Размер шрифта
-
+

Дуа за неверного - стр. 3

– Серега, потопчи, – кричал отец из спальни, Сережа уже знал, что это значит встать на спину отца и пройтись по ней пару раз. У него сильно болела спина по вечерам, отец обнаружил терапевтический эффект после массажа ногами, потому каждый вечер просил кого-то из детей поочередно потоптать.

После уроков мы играли в игры или обсуждали какие-то важные детские новости. Брат помогал нам с математикой, которую мы с сестрой ненавидели и не понимали, периодически он уходил играть в футбол с пацанами и просил не говорить отцу. Мы прикрывали его, когда вместо обещанного «присмотра за девочками» он сбегал гулять с соседом, – между нами установился своеобразный пакт. Мы не сдаем его, а он не сдает нас.

Однажды во время нашего очередного вечернего ритуала мама увидела, как Сережа меня крестит, она начала кричать, что этого делать нельзя, что я мусульманка, а он православный (его мать крестила его при первой возможности), что это идет вразрез нашей культуре – так, наш ритуал умер, остался лежать под ее словами, где-то между нашими телами, на холодном полу обыкновенного российского дома.

Перед сном я чувствовала пустоту и нехватку: мне не хватало этого простого и одновременно сложного жеста, я боялась, что если мы умрем этой ночью, то попадем в разные миры. Я не знала, насколько эти миры прозрачны: есть ли раздвижная дверь между православным и мусульманским миром или там пускают по пропускам? Что сказать охранникам рая, можно ли дать им шоколадку или угостить пивом? Отдать последнюю мамбу в упаковке? Сколько может стоить пропуск в общий рай, я не представляла, поэтому надеялась, что там просто будет кто-то добрый, кто сможет пропустить меня без жеста.

Через два года Сереже исполнилось четырнадцать лет, я знала, что это очень важная цифра, потому что он получит паспорт. Они с отцом долго обсуждали, какую фамилию он возьмет: материнскую или отцовскую? Для отца это было очень важно, он хотел быть частью его имени, хотел, чтобы мальчик, наконец, продолжил его род. Наступило двадцать первое января.
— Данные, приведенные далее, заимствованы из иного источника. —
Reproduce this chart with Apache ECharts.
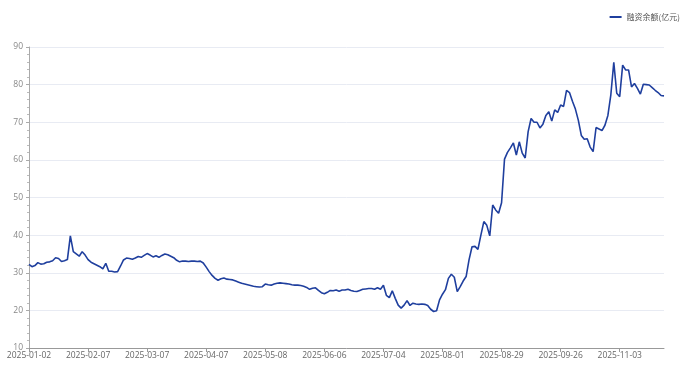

Папа и брат пришли домой, отец закрылся в спальне и вышел только под вечер с заплаканным лицом. На столе лежал красный новенький паспорт, я открыла и прочитала: Зыков Сергей Яковлевич. Я удивилась, я не знала, кто такой «Яков» и почему Сережа стал «Яковлевичем», только повзрослев, я осознала, что так его отчество русифицировали, чтобы не писать длинное и трудное «Яшар оглы – сын Яшара». Сережа выбрал неизвестного русского Якова – несуществующего мужчину, имя которого было проще объяснить окружающим.
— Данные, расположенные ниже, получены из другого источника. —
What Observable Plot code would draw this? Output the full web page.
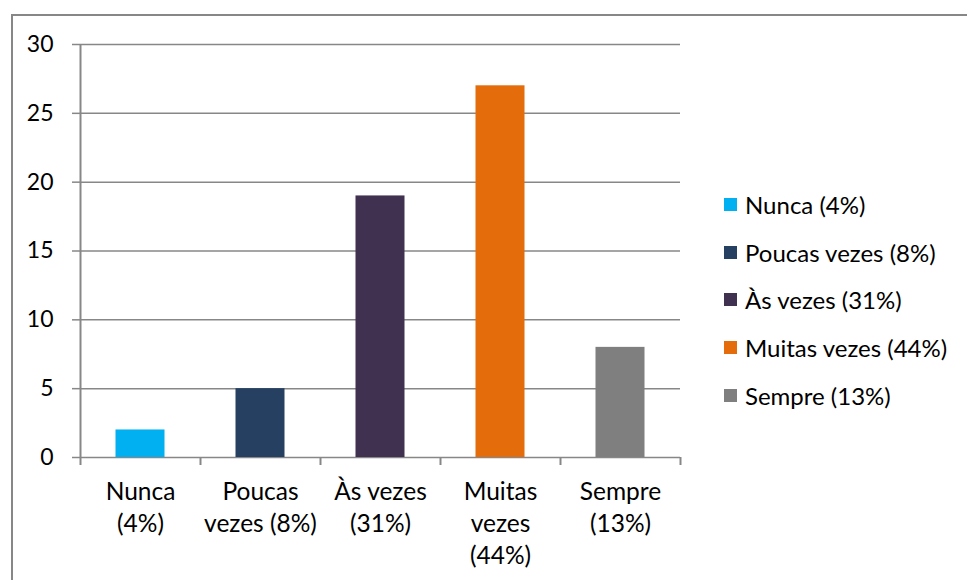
<!DOCTYPE html>
<html>
<head>
<meta charset="utf-8">
<script src="https://cdn.jsdelivr.net/npm/d3@7"></script>
<script src="https://cdn.jsdelivr.net/npm/@observablehq/plot@0.6"></script>
<style>
  html, body { margin: 0; padding: 0; background: #fff; }
  #wrap { position: relative; width: 967px; height: 580px; overflow: hidden; font-family: Lato, "Noto Sans", sans-serif; }
  #border { position: absolute; left: 11px; top: 14px; width: 2000px; height: 2000px; border-left: 2px solid #878787; border-top: 2px solid #878787; box-sizing: border-box; pointer-events: none; }
  #legend { position: absolute; left: 724px; top: 181px; }
  .row { display: flex; align-items: center; height: 47.6px; font-size: 24px; color: #000; white-space: nowrap; }
  .sw { width: 13px; height: 13px; margin-right: 8px; flex: none; }
</style>
</head>
<body>
<div id="wrap"><div id="border"></div><div id="chart"></div><div id="legend"></div></div>
<script>
const categories = ["Nunca (4%)", "Poucas vezes (8%)", "Às vezes (31%)", "Muitas vezes (44%)", "Sempre (13%)"];
const axisLabels = ["Nunca\n(4%)", "Poucas\nvezes (8%)", "Às vezes\n(31%)", "Muitas\nvezes\n(44%)", "Sempre\n(13%)"];
const values = [2, 5, 19, 27, 8];
const colors = ["#00B0F0", "#254061", "#403151", "#E46C0A", "#7F7F7F"];
const yTicks = [0, 5, 10, 15, 20, 25, 30];

const data = categories.map((c, i) => ({i, cat: c, label: axisLabels[i], value: values[i], color: colors[i]}));
const boundaries = d3.range(categories.length + 1);
const grid = "#878787";

const chart = Plot.plot({
  width: 967,
  height: 580,
  marginLeft: 80,
  marginRight: 287,
  marginTop: 44,
  marginBottom: 123,
  style: {fontFamily: "Lato, 'Noto Sans', sans-serif", fontSize: "24px", color: "#000", background: "transparent"},
  x: {type: "linear", domain: [0, categories.length], axis: null},
  y: {domain: [0, 30], axis: null},
  marks: [
    Plot.ruleY(yTicks, {stroke: grid, strokeWidth: 1.5}),
    Plot.ruleX([0], {stroke: grid, strokeWidth: 2}),
    Plot.rectY(data, {x1: d => d.i, x2: d => d.i + 1, y: "value", fill: "color", insetLeft: 35.5, insetRight: 35.5}),
    Plot.axisX({ticks: boundaries, tickSize: 8, tickFormat: () => "", label: null, stroke: grid, strokeWidth: 2}),
    Plot.axisY({ticks: yTicks, tickSize: 8, tickPadding: 19, label: null, stroke: grid, strokeWidth: 1.5, fontSize: 23, fill: "#000"}),
    Plot.text(data, {x: d => d.i + 0.5, y: 0, text: "label", lineAnchor: "top", dy: 20, lineHeight: 1.31, fontSize: 24.5, fill: "#000"})
  ]
});
document.getElementById("chart").appendChild(chart);

const legend = document.getElementById("legend");
data.forEach(d => {
  const row = document.createElement("div");
  row.className = "row";
  const sw = document.createElement("span");
  sw.className = "sw";
  sw.style.background = d.color;
  const t = document.createElement("span");
  t.textContent = d.cat;
  row.appendChild(sw);
  row.appendChild(t);
  legend.appendChild(row);
});
</script>
</body>
</html>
Он выбрал мать, оставив ее фамилию Зыков, потому что он всегда выбирал и будет выбирать мать. Он не хотел брать отцовскую фамилию, потому что это означало признать, что какая-то его часть не принадлежит России, какая-то его часть не принадлежит матери. Отец долго переживал этот факт, он считал, что сын его стыдится, стыдится своего нерусского отца, продавца оптового рынка, стыдится своей не-России. Мы никогда не обсуждали с Сережей, почему он так сделал, возможно, ему было обидно за мать, возможно, он злился на отца за его гостевое отцовство. До конца на этот вопрос невозможно ответить, но теперь у меня был не просто брат, у меня был русский брат.

II

Отец мечтал, что Сережа станет юристом, вообще у отца были две мечты относительно профессий в семье: юрист и врач. Я, ставшая филологом, совершенно не укладывалась в картину и напоминала единорога. Со временем, конечно, отец нашел оправдание этой ошибке – я начала преподавать в университете. Это хоть как-то оправдывало «бессмысленную» профессию. Брата никогда и никто не спрашивал напрямую, кем он хочет стать, – просто однажды отец всучил ему две книги: учебник по истории и судебное делопроизводство. Отец быстро подсуетился, договорился с другом, работающим в прокуратуре, чтобы сына взяли хотя бы мальчиком на побегушках. Ему наняли репетиторов, купили книги и деловой костюм с галстуком. В общем, было сделано абсолютно все, чтобы отцовская мечта сбылась, чтобы в семье появился юрист.